We're even suspicious of our local service-station owners, as we watch their posted prices ticking steadily upward.

But about seventeen thousand of those dealers – mostly in small towns or out in the country – have a problem of their own. They have held onto old-fashioned, slow-dispensing gas pumps that date to the days when gasoline was plentiful and sold for less than one dollar per gallon.

No one dreamed prices would mushroom as they have, so the selling price in these pumps was calibrated to rise no farther than $3.99 a gallon. Now some station owners are stuck as prices shoot into four-dollar-a-gallon territory.

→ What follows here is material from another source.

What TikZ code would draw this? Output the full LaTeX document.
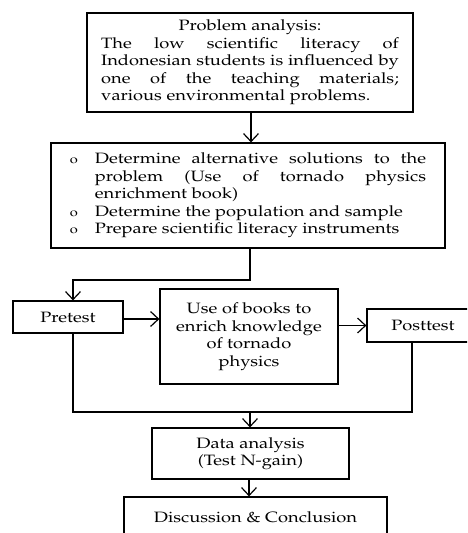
\documentclass[tikz,border=0pt]{standalone}
\usepackage[T1]{fontenc}
\renewcommand{\rmdefault}{ppl}
\usepackage{graphicx}
\usetikzlibrary{arrows.meta,calc}
\newcommand{\fsz}{\fontsize{15}{17.5}\selectfont}
\newcommand{\sx}[1]{\scalebox{1.22}[1]{#1}}
\newcommand{\bitem}[1]{\hangindent=20.5pt\hangafter=1\noindent\makebox[20.5pt][l]{\fontsize{12}{12}\selectfont o}#1\par}
\begin{document}
\begin{tikzpicture}[x=1pt,y=-1pt,line width=1.2pt,
  box/.style={draw,inner sep=0pt,align=center,font=\fsz},
  arr/.style={-{Straight Barb[length=8pt,width=15pt]}}]
\useasboundingbox (0,0) rectangle (467,533);
\clip (0,0) rectangle (467,533);
\node[box,minimum width=326pt,minimum height=99pt] (b1) at (250,62.5)
  {\sx{\parbox{244pt}{\fsz\centerline{Problem analysis:}The low scientific literacy of\linebreak Indonesian students is influenced by\linebreak one of the teaching materials;\linebreak various environmental problems.}}};
\node[box,minimum width=394pt,minimum height=105pt] (b2) at (248,195.5)
  {\sx{\parbox{292pt}{\fsz\bitem{Determine alternative solutions to the\linebreak problem (Use of tornado physics\linebreak enrichment book)}\bitem{Determine the population and sample}\bitem{Prepare scientific literacy instruments}}}};
\node[box,minimum width=110pt,minimum height=32pt] (pre) at (68,317) {\sx{Pretest}};
\node[box,minimum width=178pt,minimum height=95pt] (book) at (249,336.5)
  {\sx{\begin{tabular}{@{}c@{}}Use of books to\\enrich knowledge\\of tornado\\physics\end{tabular}}};
\node[box,minimum width=112pt,minimum height=33pt] (post) at (423,325.5) {\sx{Posttest}};
\node[box,minimum width=197pt,minimum height=51pt] (data) at (250.5,453.5)
  {\sx{\begin{tabular}{@{}c@{}}Data analysis\\(Test N-gain)\end{tabular}}};
\node[box,minimum width=263pt,minimum height=40pt] (disc) at (255.5,517) {\sx{Discussion \& Conclusion}};
\coordinate (j1) at (250,280);
\coordinate (j2) at (250,412);
\draw[arr] ([xshift=1pt]b1.south) -- ([xshift=1pt]b1.south |- b2.north);
\draw[arr] (b2.south -| j1) -- (j1) -| ([xshift=5pt]pre.north);
\draw[arr] ([yshift=-2pt]pre.east) -- ([yshift=-2pt]pre.east -| book.west);
\draw[arr] (book.east |- post.west) -- (post.west);
\draw ([xshift=5pt]pre.south) |- (j2) -| ([xshift=-11pt]post.south);
\draw[arr] (j2) -- (j2 |- data.north);
\draw[arr] ([xshift=-1.5pt]data.south) -- ([xshift=-1.5pt]data.south |- disc.north);
\end{tikzpicture}
\end{document}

A new gas pump would cost them ten thousand dollars or more – far more than most of them can afford. Retrofitting old pumps with modern meters costs a fortune, too. Besides, new price mechanisms in old gas pumps can cause the gasoline to flow so fast that gears break.

Big, modern stations have none of these worries. They sell gas in such volume, and make enough profit, that their pumps can click up and up to almost ten dollars per gallon, if need be.

Of course, a price that high for gasoline could never happen, right?